Эта девушка встретилась мне совершенно случайно. И совершенно неожиданно. Она стояла у журнального стенда на Сенной и лениво перелистывала яркие страницы. Так же лениво поставила журнал на место и пошла по направлению к Садовой. Пройдя мимо, девушка скользнула по мне равнодушным взглядом — так же как и по всем без исключения встречным. На лице ее читалось такое чудовищное самодовольство, такая любовь к себе, замечательной, и уверенность в своей красоте, что мне стало не по себе. Но самым ужасным было то, что она как две капли воды походила на Ладу. Та, у парка Победы, была гораздо старше. Такой Лада стала бы годам к тридцати. Но эта… Эта была Ее ровесницей или даже чуть моложе.
Те же вьющиеся светлые волосы. Те же надменно прищуренные серые глаза под тонкими бровями вразлет. Те же высокие породистые скулы… И та же жесткость, стремление во что бы то ни стало подчинить жизнь себе, схватить ее за горло!
Мне надо было зайти на рынок, сделать кое-какие покупки и ехать на Лиговский к отчиму. Он опять болел, несколько дней уже не выходил из дома. Вчера вечером позвонил и пожаловался, что кончаются продукты. Конечно, с моей стороны было просто свинством так забросить старика, все-таки он один растил меня с детских лет. Прости, папа, но придется тебе немного подождать.
Ноги уже сами спешили за девушкой. Она шла победным шагом, высоко подняв голову, и будто не замечала жадных взглядов, которыми ее провожали мужчины. Как странно… Ту мне пришлось искать по всему городу, затратив столько сил и времени. А эта встретилась сама. Когда она мне уже не нужна.
Какая все-таки безликая красота! Стандартная красивая кукла. Как можно полюбить такую? Лада ведь всегда, с первого класса, была просто хорошенькой куколкой. С такой же кукольной душой.
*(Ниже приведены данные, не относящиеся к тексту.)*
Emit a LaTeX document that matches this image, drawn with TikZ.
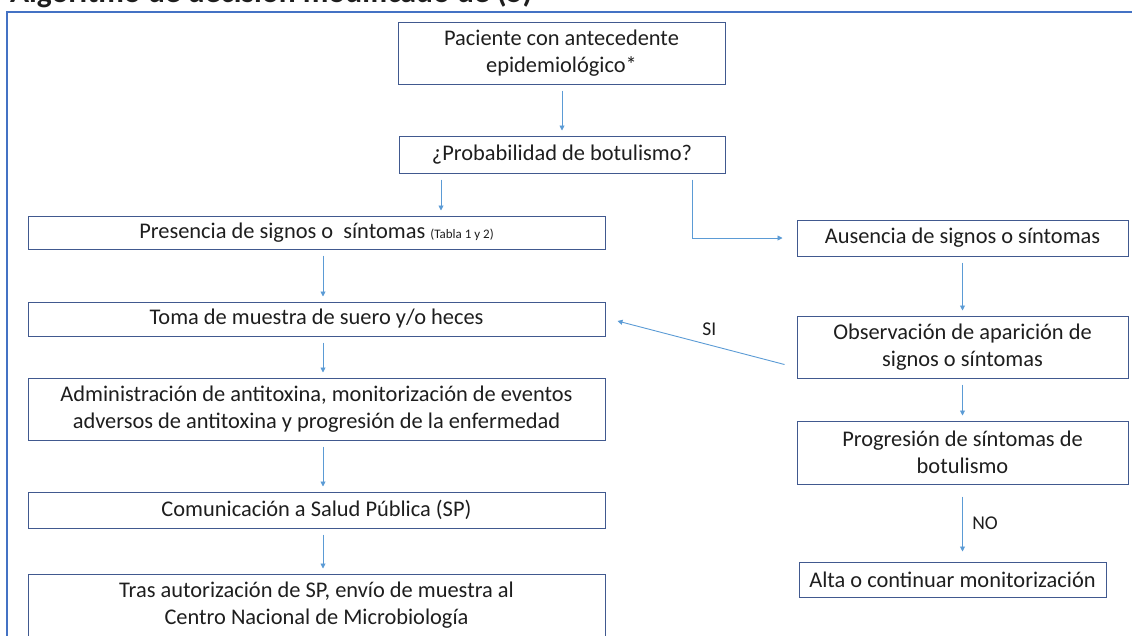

Любовь зла? Но это не любовь, это болезнь. А как еще сказать, когда человек захватывает тебя целиком, берет в плен душу? Когда нет сил бороться? Когда видишь, что любимая недостойна не только любви, но и просто доброго слова, но ничего, ничего не можешь с собою поделать? Ах, если бы мы любили только достойных! Она будет издеваться над тобой, унижать, а ты закроешь на все глаза. Пусть унижает, пусть изменяет, но только не прогоняет совсем. Быть хоть частицей ее жизни. Обожаешь ее — и ненавидишь. Ненавидишь ее. Ненавидишь себя. И знаешь, что не сможешь уйти. Потому что как бы ни было плохо с ней — без нее будет хуже во сто крат.
Как, ну как избавиться от этого? С Ней ушло все: надежды, мечты, радость жизни. Вся моя теперешняя жизнь — сплошная боль, боль воспоминаний. И ненависть. К той, что убила во мне душу, ведь моя душа была всегда с Ней. Лады нет. Она умерла. Как легко было убить Ее — гораздо легче, чем жить теперь.
Но Лада оказалась сильнее. Она живет где-то рядом, в каком-то соседнем мире. Она приходит, воплотившись в похожих на Нее девушек, таких же красивых, сводящих с ума своим телом, с холодным стальным взглядом.
Вот она идет. Походка от бедра, коричневое пальто развевается, волосы струятся по плечам, по спине. Еще несколько минут назад мне было легко и спокойно, и даже память, никогда неспящая память, не могла заставить меня страдать так, как раньше. Но почему тогда так гулко бьется сердце, почему кровь шумит в висках?
Девушка вошла в подъезд. Черная вывеска с золотыми буквами: «Гарант-L». Прошло полчаса, час, но она так и не вышла. Работает в этом самом «Гаранте»? Что-то не давало мне уйти, забыть.